▸ THE EXERCISE
Filter this data down to the lines that hold "chart", and copy them.

▸ SUPPLIED DATA
★ ★ ★

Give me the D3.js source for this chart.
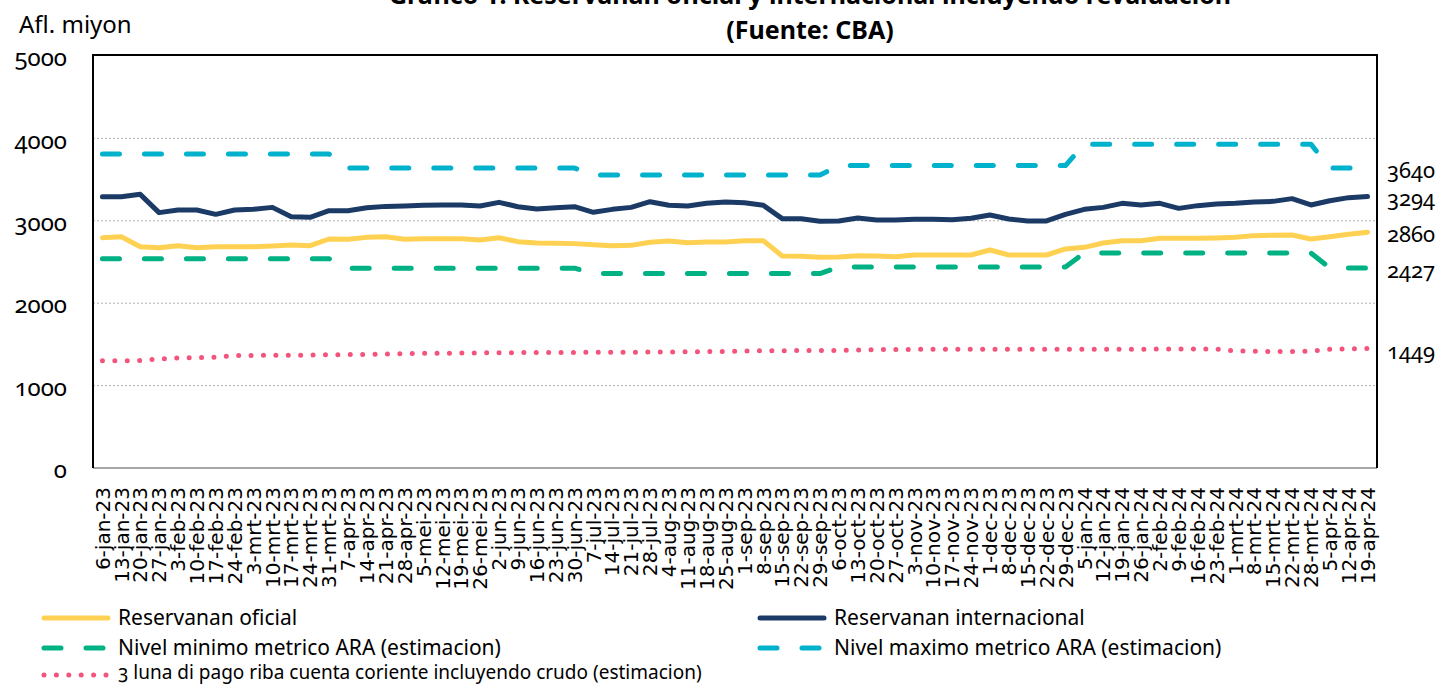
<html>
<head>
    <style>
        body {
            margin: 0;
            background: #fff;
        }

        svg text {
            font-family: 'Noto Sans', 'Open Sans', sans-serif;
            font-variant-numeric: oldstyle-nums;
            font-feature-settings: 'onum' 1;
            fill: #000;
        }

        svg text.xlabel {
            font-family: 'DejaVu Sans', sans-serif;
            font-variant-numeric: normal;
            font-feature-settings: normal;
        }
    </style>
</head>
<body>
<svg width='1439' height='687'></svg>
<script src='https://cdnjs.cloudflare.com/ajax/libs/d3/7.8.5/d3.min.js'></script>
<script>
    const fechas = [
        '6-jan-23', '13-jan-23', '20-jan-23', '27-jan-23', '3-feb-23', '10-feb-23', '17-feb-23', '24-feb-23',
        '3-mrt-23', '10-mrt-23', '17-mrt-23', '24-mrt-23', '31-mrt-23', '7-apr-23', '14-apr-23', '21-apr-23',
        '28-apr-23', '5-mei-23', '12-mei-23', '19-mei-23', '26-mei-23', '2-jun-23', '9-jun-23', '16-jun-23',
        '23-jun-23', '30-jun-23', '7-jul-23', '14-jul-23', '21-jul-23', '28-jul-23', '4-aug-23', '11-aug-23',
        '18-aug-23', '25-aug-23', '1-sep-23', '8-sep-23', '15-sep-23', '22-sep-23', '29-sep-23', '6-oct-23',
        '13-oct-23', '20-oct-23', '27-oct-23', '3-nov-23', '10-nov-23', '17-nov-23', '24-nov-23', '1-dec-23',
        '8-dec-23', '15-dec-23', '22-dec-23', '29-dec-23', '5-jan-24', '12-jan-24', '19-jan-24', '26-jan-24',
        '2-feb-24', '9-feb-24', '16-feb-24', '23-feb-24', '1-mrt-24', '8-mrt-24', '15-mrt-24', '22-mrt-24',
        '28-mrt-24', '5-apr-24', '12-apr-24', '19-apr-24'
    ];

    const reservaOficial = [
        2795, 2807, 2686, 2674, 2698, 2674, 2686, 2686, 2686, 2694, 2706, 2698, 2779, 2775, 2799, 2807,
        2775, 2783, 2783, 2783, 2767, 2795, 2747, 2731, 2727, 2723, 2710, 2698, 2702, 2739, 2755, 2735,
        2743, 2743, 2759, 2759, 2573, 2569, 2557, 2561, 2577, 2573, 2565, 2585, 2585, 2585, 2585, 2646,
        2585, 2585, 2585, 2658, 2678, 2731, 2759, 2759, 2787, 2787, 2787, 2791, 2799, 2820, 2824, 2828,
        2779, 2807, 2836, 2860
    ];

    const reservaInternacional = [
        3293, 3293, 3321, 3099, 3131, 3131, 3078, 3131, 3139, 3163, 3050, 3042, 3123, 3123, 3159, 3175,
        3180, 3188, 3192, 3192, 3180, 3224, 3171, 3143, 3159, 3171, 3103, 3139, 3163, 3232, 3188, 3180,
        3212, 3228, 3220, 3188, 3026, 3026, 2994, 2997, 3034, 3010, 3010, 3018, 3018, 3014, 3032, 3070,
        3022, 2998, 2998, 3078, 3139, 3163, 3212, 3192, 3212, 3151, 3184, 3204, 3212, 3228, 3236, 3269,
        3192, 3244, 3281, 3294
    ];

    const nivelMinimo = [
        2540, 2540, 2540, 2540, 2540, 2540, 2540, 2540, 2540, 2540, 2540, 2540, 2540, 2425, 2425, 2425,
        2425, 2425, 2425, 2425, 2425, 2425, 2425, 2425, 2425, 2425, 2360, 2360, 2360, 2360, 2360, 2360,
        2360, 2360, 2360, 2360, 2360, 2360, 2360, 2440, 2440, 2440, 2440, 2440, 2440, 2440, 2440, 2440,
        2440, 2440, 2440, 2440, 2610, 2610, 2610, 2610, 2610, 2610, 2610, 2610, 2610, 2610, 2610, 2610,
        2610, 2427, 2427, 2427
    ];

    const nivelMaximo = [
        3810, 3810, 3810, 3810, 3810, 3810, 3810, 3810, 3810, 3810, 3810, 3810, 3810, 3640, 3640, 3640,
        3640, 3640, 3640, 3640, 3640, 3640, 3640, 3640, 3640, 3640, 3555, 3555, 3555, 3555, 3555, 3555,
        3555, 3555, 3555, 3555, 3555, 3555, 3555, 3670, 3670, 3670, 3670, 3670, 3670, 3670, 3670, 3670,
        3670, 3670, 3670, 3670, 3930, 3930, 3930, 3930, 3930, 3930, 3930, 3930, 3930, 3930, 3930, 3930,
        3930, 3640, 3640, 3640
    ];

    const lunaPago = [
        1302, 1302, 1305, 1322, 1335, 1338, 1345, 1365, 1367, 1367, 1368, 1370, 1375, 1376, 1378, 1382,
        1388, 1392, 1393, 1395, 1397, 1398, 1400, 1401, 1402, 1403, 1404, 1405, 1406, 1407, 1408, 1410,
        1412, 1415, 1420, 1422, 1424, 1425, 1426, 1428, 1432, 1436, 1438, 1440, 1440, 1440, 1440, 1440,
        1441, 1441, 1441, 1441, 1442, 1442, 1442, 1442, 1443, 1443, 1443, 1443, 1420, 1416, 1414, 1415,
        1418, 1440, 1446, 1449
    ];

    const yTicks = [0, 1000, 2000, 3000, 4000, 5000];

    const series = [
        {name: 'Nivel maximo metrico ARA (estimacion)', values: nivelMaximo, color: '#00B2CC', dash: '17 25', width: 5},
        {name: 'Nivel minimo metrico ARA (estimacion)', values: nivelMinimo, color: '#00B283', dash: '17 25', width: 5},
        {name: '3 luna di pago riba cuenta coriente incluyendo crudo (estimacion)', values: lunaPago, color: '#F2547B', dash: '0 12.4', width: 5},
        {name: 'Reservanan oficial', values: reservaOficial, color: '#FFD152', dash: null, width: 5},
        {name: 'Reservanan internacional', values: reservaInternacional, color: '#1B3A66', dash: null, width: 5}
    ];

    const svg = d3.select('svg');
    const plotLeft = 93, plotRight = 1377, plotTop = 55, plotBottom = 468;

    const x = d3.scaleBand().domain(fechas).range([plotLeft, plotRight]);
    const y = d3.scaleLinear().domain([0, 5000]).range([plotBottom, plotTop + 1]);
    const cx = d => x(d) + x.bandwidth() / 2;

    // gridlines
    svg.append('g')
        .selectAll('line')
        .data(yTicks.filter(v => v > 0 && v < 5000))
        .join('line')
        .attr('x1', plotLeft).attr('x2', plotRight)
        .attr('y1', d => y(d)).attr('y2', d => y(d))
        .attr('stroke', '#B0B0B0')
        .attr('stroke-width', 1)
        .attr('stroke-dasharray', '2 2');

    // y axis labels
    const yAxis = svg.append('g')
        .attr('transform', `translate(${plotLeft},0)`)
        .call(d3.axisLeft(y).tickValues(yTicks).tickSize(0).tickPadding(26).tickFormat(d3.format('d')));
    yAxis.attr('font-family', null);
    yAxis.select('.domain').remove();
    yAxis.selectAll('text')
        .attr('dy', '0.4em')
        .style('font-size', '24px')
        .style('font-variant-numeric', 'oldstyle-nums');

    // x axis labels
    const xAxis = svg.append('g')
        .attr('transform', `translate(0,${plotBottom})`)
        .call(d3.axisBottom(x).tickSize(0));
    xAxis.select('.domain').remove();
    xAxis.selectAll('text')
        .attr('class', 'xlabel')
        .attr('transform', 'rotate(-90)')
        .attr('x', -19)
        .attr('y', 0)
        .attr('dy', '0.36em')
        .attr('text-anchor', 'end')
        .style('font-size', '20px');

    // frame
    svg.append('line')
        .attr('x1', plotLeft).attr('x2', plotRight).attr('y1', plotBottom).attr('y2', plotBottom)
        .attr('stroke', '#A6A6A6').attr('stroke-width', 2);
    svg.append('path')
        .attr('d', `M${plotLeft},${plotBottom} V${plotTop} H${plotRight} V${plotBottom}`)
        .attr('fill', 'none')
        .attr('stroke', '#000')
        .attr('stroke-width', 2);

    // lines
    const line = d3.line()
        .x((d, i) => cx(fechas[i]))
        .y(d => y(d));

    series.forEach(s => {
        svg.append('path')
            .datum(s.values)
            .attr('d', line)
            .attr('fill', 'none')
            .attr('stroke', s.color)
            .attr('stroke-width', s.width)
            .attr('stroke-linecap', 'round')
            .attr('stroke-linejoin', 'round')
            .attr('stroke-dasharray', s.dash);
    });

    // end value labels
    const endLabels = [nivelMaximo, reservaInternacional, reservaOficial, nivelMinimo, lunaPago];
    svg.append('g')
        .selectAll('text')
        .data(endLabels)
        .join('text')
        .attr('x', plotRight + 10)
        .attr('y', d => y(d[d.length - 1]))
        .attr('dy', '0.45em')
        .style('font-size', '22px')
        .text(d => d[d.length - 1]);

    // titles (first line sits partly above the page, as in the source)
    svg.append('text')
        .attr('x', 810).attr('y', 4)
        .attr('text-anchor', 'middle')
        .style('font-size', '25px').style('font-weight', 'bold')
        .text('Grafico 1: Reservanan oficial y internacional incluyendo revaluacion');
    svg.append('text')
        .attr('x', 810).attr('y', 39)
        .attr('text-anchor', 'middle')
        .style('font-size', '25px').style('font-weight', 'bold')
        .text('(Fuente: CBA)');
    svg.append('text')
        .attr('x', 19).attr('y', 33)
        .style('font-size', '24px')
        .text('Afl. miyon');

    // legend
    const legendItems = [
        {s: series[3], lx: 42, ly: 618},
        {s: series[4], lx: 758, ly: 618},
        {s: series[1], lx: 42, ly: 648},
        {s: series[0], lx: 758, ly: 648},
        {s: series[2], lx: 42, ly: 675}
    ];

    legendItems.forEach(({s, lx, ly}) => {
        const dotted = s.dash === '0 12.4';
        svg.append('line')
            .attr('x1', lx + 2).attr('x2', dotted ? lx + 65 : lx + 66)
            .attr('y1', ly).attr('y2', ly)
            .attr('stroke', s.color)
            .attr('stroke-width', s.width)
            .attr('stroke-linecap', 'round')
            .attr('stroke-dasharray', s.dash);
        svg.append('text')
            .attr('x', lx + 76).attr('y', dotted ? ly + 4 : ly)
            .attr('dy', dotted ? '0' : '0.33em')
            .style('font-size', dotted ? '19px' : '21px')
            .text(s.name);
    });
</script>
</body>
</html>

★ ★ ★

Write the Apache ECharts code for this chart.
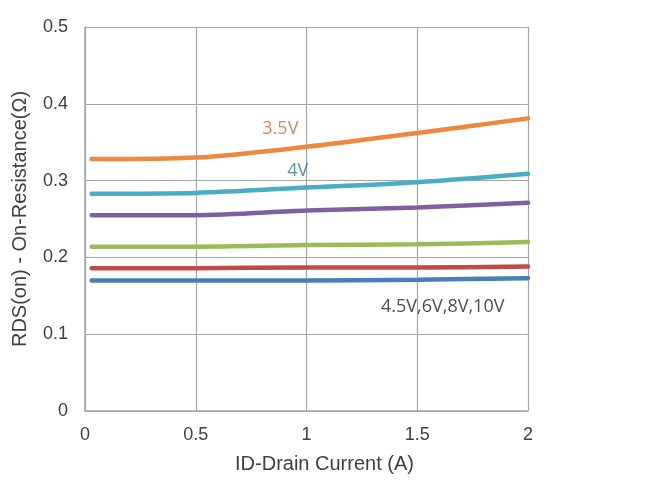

★ ★ ★

▸ TASK ANSWER
Give me the D3.js source for this chart.
Write the Apache ECharts code for this chart.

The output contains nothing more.